* [Supplied records]:

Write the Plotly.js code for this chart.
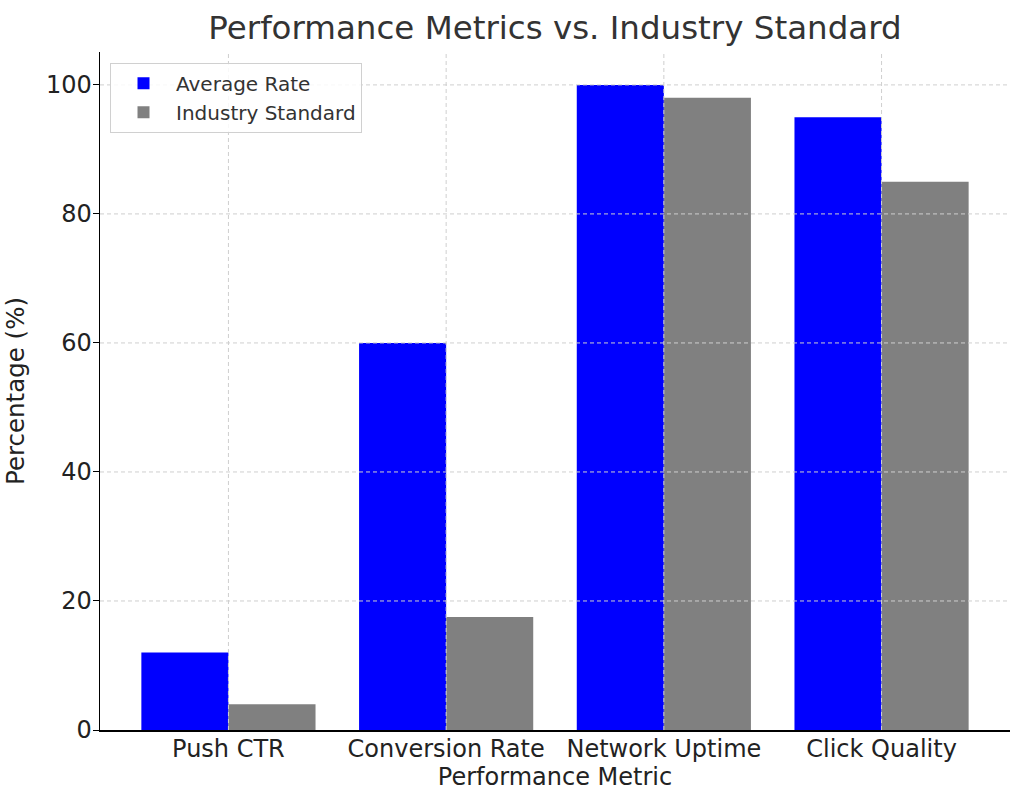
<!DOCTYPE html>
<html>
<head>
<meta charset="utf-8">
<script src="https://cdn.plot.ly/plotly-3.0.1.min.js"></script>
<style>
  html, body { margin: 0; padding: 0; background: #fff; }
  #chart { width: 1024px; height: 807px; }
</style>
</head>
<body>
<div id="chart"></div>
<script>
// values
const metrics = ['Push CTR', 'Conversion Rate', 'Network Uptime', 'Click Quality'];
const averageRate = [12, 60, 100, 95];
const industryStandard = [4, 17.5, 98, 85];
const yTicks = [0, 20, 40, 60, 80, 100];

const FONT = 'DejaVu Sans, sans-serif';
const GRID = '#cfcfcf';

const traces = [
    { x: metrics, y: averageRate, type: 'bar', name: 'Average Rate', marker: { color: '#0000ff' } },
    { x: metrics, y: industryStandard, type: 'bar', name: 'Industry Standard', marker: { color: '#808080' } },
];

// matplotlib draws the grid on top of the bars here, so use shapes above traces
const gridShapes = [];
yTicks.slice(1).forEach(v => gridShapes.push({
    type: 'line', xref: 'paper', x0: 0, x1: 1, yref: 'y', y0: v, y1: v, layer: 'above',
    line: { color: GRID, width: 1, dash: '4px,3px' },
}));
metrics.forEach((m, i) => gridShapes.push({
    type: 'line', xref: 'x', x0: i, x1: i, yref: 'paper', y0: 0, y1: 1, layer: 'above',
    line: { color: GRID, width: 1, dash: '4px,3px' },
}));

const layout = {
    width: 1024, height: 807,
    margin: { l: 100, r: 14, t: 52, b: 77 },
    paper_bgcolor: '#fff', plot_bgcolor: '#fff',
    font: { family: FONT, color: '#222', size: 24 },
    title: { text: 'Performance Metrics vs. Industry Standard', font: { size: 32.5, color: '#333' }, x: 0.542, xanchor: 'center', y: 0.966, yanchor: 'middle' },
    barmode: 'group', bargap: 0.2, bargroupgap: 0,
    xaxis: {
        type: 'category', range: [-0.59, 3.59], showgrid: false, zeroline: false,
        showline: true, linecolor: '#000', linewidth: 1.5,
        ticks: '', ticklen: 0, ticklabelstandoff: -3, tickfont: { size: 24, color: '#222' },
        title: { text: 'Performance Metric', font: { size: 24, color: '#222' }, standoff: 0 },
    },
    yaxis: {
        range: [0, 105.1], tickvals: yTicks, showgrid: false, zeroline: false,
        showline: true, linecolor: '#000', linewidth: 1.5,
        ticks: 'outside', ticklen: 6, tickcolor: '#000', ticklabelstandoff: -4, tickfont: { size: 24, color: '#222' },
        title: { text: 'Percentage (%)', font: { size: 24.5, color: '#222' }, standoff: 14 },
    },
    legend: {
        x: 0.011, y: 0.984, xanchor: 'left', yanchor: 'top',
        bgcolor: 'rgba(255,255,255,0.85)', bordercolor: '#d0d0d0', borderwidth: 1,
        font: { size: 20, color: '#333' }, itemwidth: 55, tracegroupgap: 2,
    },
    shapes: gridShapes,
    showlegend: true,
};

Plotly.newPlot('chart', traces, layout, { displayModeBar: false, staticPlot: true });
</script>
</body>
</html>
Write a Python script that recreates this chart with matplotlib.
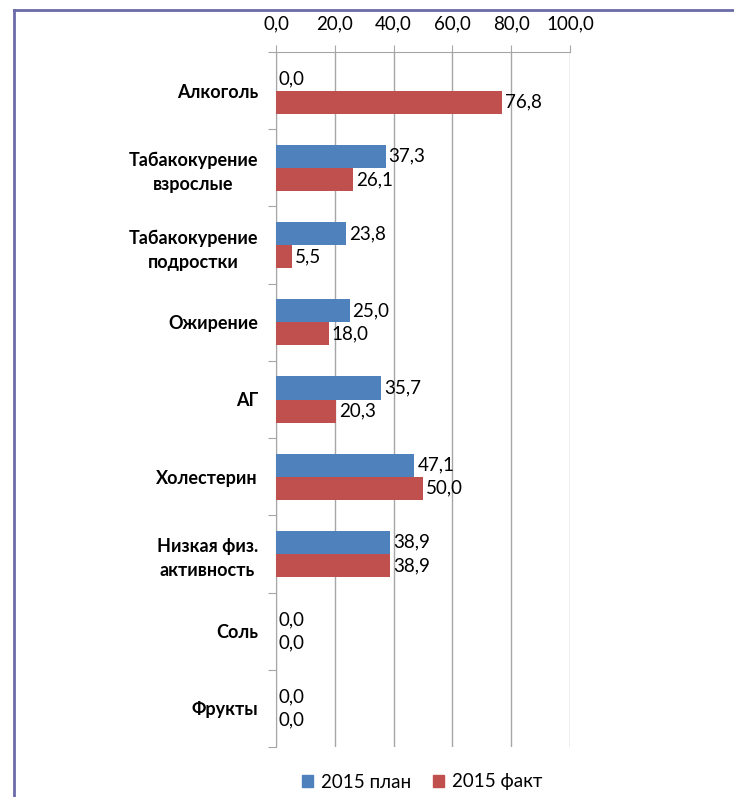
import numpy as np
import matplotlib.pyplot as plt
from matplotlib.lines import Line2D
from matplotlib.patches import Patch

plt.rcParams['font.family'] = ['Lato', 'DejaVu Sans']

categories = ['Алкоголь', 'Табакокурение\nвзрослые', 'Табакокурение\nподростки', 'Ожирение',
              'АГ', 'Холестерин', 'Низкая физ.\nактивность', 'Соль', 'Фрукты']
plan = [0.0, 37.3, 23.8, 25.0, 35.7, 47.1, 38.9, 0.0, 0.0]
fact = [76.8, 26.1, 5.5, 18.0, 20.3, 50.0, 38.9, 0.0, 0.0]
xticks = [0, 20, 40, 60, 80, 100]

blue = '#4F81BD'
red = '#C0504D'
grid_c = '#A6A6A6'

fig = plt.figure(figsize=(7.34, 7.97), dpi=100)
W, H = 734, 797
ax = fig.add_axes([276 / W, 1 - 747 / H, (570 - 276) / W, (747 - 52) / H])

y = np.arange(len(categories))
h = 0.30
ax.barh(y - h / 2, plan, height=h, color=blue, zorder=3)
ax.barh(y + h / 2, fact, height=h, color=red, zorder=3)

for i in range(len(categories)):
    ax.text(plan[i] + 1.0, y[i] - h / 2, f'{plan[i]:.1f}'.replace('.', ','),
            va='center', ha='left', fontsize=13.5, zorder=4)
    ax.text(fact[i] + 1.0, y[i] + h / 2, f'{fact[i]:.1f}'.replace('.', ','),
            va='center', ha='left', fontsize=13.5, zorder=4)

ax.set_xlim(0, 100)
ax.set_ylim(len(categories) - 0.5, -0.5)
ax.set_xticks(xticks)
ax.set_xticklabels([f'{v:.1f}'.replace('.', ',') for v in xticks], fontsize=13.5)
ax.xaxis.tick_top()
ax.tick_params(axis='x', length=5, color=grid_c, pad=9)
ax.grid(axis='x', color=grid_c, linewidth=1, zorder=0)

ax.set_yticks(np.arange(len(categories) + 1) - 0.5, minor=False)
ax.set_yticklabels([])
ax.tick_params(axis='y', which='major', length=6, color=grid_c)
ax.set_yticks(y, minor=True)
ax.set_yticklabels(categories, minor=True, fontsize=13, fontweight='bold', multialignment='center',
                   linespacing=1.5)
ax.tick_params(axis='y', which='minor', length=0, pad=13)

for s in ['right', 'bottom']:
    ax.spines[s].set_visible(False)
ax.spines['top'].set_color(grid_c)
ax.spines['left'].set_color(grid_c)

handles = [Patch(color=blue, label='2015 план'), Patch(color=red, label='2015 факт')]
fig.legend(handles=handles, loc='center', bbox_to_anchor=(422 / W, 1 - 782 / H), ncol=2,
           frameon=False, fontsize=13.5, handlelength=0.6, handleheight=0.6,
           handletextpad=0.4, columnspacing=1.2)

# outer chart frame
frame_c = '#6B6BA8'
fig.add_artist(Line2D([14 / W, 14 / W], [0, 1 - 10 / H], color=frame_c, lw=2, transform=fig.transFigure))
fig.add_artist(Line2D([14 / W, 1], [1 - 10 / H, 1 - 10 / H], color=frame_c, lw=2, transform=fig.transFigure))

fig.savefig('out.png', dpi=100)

---

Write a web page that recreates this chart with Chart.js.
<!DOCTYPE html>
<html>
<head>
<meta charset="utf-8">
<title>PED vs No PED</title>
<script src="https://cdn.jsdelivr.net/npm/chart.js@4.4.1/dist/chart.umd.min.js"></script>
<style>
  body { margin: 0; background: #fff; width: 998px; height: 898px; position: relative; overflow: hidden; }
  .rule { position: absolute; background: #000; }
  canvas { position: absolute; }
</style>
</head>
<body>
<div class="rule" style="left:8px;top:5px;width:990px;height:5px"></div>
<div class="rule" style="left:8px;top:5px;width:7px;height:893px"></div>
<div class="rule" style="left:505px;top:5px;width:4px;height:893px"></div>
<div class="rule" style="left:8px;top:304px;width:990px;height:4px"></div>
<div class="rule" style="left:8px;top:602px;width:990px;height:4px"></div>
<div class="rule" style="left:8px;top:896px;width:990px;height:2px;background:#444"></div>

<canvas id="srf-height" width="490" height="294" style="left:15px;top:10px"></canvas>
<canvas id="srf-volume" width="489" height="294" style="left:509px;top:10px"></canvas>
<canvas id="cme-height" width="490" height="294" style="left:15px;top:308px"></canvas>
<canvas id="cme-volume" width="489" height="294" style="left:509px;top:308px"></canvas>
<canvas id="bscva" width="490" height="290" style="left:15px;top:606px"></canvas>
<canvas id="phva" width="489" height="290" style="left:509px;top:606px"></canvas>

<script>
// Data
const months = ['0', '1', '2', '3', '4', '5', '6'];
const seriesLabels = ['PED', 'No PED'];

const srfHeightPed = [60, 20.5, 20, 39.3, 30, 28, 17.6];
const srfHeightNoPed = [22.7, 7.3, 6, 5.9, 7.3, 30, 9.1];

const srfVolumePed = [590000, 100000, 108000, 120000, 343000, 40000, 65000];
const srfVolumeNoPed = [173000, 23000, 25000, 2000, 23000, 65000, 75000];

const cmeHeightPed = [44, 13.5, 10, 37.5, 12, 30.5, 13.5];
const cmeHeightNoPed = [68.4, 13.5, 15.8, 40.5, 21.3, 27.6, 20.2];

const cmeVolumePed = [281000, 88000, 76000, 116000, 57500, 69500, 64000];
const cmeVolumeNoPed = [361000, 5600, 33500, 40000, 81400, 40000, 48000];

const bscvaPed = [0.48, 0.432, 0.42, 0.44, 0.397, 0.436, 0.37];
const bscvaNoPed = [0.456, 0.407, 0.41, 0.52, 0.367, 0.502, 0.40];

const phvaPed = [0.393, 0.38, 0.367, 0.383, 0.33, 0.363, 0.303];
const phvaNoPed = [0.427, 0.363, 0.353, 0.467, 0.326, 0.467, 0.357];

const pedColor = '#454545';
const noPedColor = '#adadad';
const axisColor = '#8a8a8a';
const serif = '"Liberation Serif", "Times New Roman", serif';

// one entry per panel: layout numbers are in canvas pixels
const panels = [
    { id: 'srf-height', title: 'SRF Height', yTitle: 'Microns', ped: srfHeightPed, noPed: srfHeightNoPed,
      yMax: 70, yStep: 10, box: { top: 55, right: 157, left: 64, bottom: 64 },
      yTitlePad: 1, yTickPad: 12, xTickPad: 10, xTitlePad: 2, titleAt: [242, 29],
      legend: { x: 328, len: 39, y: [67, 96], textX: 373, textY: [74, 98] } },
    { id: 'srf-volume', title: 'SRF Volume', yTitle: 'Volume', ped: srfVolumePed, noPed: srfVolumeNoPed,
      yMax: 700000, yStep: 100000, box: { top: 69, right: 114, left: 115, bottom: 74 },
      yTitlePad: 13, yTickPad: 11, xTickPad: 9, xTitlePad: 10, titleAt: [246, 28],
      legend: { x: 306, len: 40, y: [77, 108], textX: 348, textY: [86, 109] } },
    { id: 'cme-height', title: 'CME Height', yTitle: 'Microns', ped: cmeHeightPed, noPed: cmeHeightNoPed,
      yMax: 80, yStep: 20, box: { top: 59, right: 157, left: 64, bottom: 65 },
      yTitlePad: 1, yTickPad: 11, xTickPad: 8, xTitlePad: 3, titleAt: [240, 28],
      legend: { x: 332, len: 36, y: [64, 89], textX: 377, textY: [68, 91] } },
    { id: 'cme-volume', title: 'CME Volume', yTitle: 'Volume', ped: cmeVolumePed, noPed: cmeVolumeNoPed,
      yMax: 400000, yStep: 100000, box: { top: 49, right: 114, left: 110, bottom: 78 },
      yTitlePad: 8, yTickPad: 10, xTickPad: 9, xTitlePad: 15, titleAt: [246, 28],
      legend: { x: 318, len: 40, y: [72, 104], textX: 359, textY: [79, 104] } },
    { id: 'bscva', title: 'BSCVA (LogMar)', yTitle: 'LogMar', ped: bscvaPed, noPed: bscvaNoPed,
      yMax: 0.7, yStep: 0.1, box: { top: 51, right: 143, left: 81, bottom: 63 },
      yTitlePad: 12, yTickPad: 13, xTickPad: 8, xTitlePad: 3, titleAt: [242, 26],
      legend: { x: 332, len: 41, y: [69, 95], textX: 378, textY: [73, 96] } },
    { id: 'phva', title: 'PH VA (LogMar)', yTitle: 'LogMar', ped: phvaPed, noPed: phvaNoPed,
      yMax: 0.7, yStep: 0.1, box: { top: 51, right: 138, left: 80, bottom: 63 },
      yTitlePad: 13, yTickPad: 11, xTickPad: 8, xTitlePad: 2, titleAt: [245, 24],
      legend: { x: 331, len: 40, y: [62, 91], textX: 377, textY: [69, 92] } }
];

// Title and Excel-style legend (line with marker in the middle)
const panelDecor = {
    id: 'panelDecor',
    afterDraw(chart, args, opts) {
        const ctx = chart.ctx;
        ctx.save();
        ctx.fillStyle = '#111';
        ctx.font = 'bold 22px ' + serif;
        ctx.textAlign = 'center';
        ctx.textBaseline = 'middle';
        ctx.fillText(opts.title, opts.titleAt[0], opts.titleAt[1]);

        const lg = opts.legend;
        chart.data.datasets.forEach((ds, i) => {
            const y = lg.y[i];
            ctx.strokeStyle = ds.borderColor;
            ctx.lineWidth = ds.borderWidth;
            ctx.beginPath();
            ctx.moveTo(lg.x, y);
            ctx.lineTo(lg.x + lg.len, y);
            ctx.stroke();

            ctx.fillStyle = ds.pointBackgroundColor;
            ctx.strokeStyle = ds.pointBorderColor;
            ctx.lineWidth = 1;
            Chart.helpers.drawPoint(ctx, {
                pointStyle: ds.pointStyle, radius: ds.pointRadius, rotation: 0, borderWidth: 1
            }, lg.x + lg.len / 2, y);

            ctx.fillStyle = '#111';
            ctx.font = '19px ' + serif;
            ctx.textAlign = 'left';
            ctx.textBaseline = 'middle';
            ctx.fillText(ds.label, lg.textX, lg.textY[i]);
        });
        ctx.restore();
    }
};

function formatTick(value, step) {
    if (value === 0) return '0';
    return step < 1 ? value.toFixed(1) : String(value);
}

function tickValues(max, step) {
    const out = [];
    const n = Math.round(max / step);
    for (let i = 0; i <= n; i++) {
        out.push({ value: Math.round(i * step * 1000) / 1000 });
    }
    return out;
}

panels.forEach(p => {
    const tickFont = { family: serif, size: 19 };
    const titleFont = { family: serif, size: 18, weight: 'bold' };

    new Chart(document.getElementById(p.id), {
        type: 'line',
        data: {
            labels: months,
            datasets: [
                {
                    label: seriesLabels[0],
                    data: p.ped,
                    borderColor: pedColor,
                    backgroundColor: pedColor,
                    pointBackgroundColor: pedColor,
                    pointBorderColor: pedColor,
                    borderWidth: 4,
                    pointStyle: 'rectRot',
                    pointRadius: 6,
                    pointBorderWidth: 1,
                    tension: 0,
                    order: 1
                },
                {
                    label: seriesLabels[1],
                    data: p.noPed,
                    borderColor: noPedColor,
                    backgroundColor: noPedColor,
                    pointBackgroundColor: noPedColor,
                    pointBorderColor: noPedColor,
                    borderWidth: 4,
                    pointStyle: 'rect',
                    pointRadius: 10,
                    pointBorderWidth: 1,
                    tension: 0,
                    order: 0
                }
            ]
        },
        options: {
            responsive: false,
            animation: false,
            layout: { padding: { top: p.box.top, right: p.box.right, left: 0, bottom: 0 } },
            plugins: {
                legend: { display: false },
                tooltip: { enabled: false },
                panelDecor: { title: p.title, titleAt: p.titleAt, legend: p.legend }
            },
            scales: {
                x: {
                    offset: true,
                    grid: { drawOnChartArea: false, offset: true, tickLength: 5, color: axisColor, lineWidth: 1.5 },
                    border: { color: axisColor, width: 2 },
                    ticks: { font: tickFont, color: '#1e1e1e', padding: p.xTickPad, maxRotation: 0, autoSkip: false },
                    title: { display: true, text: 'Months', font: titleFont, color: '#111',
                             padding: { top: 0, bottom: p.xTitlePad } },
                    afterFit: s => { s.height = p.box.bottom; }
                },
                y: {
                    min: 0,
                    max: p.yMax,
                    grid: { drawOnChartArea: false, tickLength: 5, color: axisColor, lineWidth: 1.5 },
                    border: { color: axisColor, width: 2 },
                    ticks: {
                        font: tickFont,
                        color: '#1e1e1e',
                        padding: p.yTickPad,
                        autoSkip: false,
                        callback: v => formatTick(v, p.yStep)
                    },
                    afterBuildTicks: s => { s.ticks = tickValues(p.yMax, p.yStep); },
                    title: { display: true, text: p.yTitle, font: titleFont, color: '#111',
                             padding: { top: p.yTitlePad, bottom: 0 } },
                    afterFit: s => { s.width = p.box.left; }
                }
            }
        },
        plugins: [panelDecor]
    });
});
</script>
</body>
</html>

* [Objective]:
Check all the records above and select each line where the string "with" is found.

* [Full output]:
Write a Python script that recreates this chart with matplotlib.
Write a web page that recreates this chart with Chart.js.
// Title and Excel-style legend (line with marker in the middle)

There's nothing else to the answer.